Germany's FM, Frank-Walter Steinmeier, said he is against Ukraine joining NATO. In an interview with Der Spiegel 23 November 2014, he said he considered “that it is possible for NATO to have a partnership with Ukraine, but not membership.” Federal Foreign Minister Frank-Walter Steinmeier (SPD) clearly rejected Ukraine's efforts to become a member of NATO. The Ukrainian government described NATO membership as a priority in its new coalition agreement. Moscow, on the other hand, was demanding a guarantee from the West that Ukraine will not become a NATO member. "What I said months ago applies to the alliance issue: I see partnership between Ukraine and NATO, but no membership," Steinmeier told SPIEGEL ONLINE.
He also added that he does not believe it is realistic for Ukraine to join the European Union in the foreseeable future, as the economic and political modernization of Ukraine is a “project for a few generations.” He also urged Kiev to introduce reforms to fight corruption and mismanagement of the economy, saying they had to start immediately and that there was no time to lose.
Russia President Vladimir Putin’s spokesman Dmitry Peskov said one of the means of changing the balance of power in the world to eventually subdue Russia was NATO’s gradual approach toward its borders, which made Russia “nervous”, he said, speaking to the BBC 23 November 2014. Russia needs a “100 percent guarantee that no one would think about Ukraine joining NATO,” Peskov said.
Ukraine took a further step toward seeking NATO membership December 23, 2014, when the country's parliament passed a law abolishing Kyiv's neutral, non-aligned status. Lawmakers voted overwhelmingly scrap the non-aligned status, which was adopted in 2010 under Russian pressure and had prevented Kyiv from entering into any military alliances. The amendment passed easily, receiving 303 votes, 77 more than the minimum required to pass into law.

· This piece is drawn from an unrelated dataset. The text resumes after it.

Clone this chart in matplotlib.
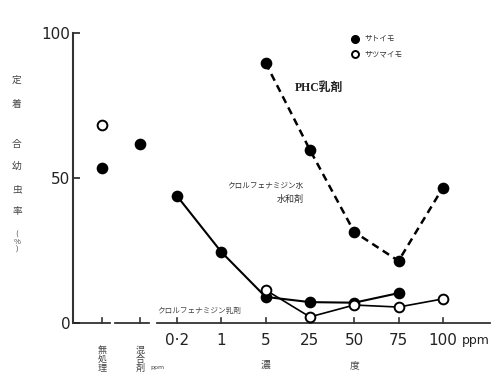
import matplotlib
matplotlib.use("Agg")
import matplotlib.pyplot as plt

JP = ['Noto Sans CJK JP', 'DejaVu Sans']
plt.rcParams['font.family'] = JP

# categories (index positions on the broken x axis)
ctrl_labels = ["無処理", "混合剤"]
ctrl_x = [-1.69, -0.84]
conc_labels = ["0·2", "1", "5", "25", "50", "75", "100"]
conc_x = [0, 1, 2, 3, 4, 5, 6]

# control points
ctrl_satoimo = [53.4, 61.7]      # filled
ctrl_satsumaimo = [68.3]         # open (untreated only)

# クロルフェナミジン水和剤 (サトイモ, filled, solid)
wp_x = [0, 1, 2, 3, 4, 5]
wp_vals = [43.8, 24.5, 9.0, 7.2, 7.0, 10.3]

# クロルフェナミジン乳剤 (サツマイモ, open, solid)
ec_x = [2, 3, 4, 5, 6]
ec_vals = [11.4, 2.1, 6.2, 5.5, 8.3]

# PHC乳剤 (サトイモ, filled, dashed)
phc_x = [2, 3, 4, 5, 6]
phc_vals = [89.7, 59.7, 31.4, 21.4, 46.6]

W, H = 498, 372
fig = plt.figure(figsize=(W / 100, H / 100), dpi=100)
px0, px1 = 73, 495
py0, py1 = 323, 33
ax = fig.add_axes([px0 / W, (H - py0) / H, (px1 - px0) / W, (py0 - py1) / H])
xpx = lambda p: (p - 177) / 44.3
ax.set_xlim(xpx(px0), xpx(px1))
ax.set_ylim(0, 100)
for s in ["top", "right", "bottom"]:
    ax.spines[s].set_visible(False)
ax.spines["left"].set_linewidth(1.5)
ax.spines["left"].set_color("#333333")
ax.set_yticks([0, 50, 100])
ax.set_yticklabels(["0", "50", "100"], fontsize=11, family="DejaVu Sans")
ax.tick_params(axis="y", direction="in", length=5, width=1.2, pad=2, colors="#222222")
ax.set_xticks([])

# broken x axis
segs = [(xpx(73), xpx(110)), (xpx(115), xpx(149)), (xpx(157), xpx(490))]
for a, b in segs:
    ax.plot([a, b], [0, 0], color="#333333", lw=1.3, clip_on=False, zorder=1)
for x in ctrl_x + conc_x:
    ax.plot([x, x], [0, 1.6], color="#333333", lw=1.2, clip_on=False, zorder=1)

mk = dict(markersize=7, markeredgewidth=1.4, markeredgecolor="black", clip_on=False)
# lines
ax.plot(wp_x, wp_vals, color="black", lw=1.5, marker="o", markerfacecolor="black", zorder=3, **mk)
ax.plot(ec_x, ec_vals, color="black", lw=1.2, marker="o", markerfacecolor="white", zorder=4, **mk)
ax.plot(phc_x, phc_vals, color="black", lw=1.8, ls=(0, (3, 2)), marker="o", markerfacecolor="black", zorder=3, **mk)
# control points
ax.plot(ctrl_x, ctrl_satoimo, ls="none", marker="o", markerfacecolor="black", zorder=3, **mk)
ax.plot(ctrl_x[:1], ctrl_satsumaimo, ls="none", marker="o", markerfacecolor="white", zorder=3, **mk)

# x tick labels
for x, lab in zip(conc_x, conc_labels):
    ax.text(x, -6.2, lab, ha="center", va="center", fontsize=11, family="DejaVu Sans", color="#222222")
ax.text(6.42, -6.2, "ppm", ha="left", va="center", fontsize=9, family="DejaVu Sans", color="#222222")
for x, lab in zip(ctrl_x, ctrl_labels):
    ax.text(x, -7.8, "\n".join(lab), ha="center", va="top", fontsize=6.5, linespacing=1.0, color="#444444")
ax.text(xpx(150), -15.5, "ppm", ha="left", va="center", fontsize=4.5, family="DejaVu Sans", color="#444444")
ax.text(2, -14.5, "濃", ha="center", va="center", fontsize=7, color="#444444")
ax.text(4, -14.5, "度", ha="center", va="center", fontsize=7, color="#444444")

# y label (vertical characters)
ylab_chars = [("定", 80), ("着", 104), ("合", 144), ("幼", 166), ("虫", 189), ("率", 211), ("(%)", 242)]
for ch, ypix in ylab_chars:
    if ch == "(%)":
        fig.text(17 / W, 1 - ypix / H, "(\n%\n)", ha="center", va="center", fontsize=5.5, linespacing=0.9, color="#444444")
    else:
        fig.text(17 / W, 1 - ypix / H, ch, ha="center", va="center", fontsize=7, color="#444444")

# annotations
ax.text(xpx(295), (323 - 88) / 2.9, "PHC乳剤", ha="left", va="center", fontsize=8.5,
        family=["Liberation Serif", "Noto Sans CJK JP"], fontweight="bold", color="#222222")
ax.text(xpx(304), (323 - 186) / 2.9, "クロルフェナミジン水", ha="right", va="center", fontsize=5.5, color="#333333")
ax.text(xpx(304), (323 - 199) / 2.9, "水和剤", ha="right", va="center", fontsize=6.5, color="#333333")
ax.text(xpx(157), (323 - 311) / 2.9, "クロルフェナミジン乳剤", ha="left", va="center", fontsize=5.5, color="#444444")

# legend
ax.plot([xpx(355)], [(323 - 39) / 2.9], ls="none", marker="o", markersize=5.5, markerfacecolor="black", markeredgecolor="black")
ax.plot([xpx(355)], [(323 - 54) / 2.9], ls="none", marker="o", markersize=5, markerfacecolor="white", markeredgecolor="black", markeredgewidth=1.4)
ax.text(xpx(364), (323 - 39) / 2.9, "サトイモ", ha="left", va="center", fontsize=5.5, color="#333333")
ax.text(xpx(364), (323 - 54) / 2.9, "サツマイモ", ha="left", va="center", fontsize=5.5, color="#333333")

fig.savefig("out.png", dpi=100)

Russian Foreign Minister Sergei Lavrov called Ukraine's renunciation of its neutral military and political status a “counterproductive” step that would only raise tensions around the crisis in the east. “It will only escalate the confrontation and creates the illusion that it is possible to resolve Ukraine's deep internal crisis by passing such laws”.
Ukraine's NATO bid prompted a mixed reaction from the alliance, with majority of NATO officials saying the country was not ready to join the bloc, and urging Kiev to implement a wide range of reforms before pursuing NATO membership.
Ukrainian President Petro Poroshenko signed a constitutional amendment committing the country to becoming a member of NATO and the European Union. Addressing parliament on 19 February 2019, Poroshenko said he saw securing Ukraine's membership in NATO and the EU as his "strategic mission." Ukraine should "submit a request for EU membership and receive a NATO membership action plan no later than 2023," the president told the Verkhovna Rada. However, he acknowledged that his country needs to come a "long way" to meet the criteria of joining both institutions.
Ukrainian presidential front-runner Volodymyr Zelenskiy pledged to hold a referendum on whether or not Kyiv should join NATO if he is elected president. Zelenskiy, a comic actor who is far ahead in the polls ahead of the April 21 election pitting him against incumbent Petro Poroshenko, said on 18 April 2019 that "we have clearly chosen our path to Europe." But he said it was critical to build a nationwide consensus on joining the alliance.
"It's obvious that NATO means security and a high level of [our] military, but I want to unite the country," he told RBK Ukraine. Zelenskiy added that he would work to convince people in the mostly Russian-speaking eastern parts of Ukraine to overcome their negative view of NATO. "I will record daily video appeals to the eastern regions of Ukraine to tell them that NATO isn't a beast that is going to swallow you," he said.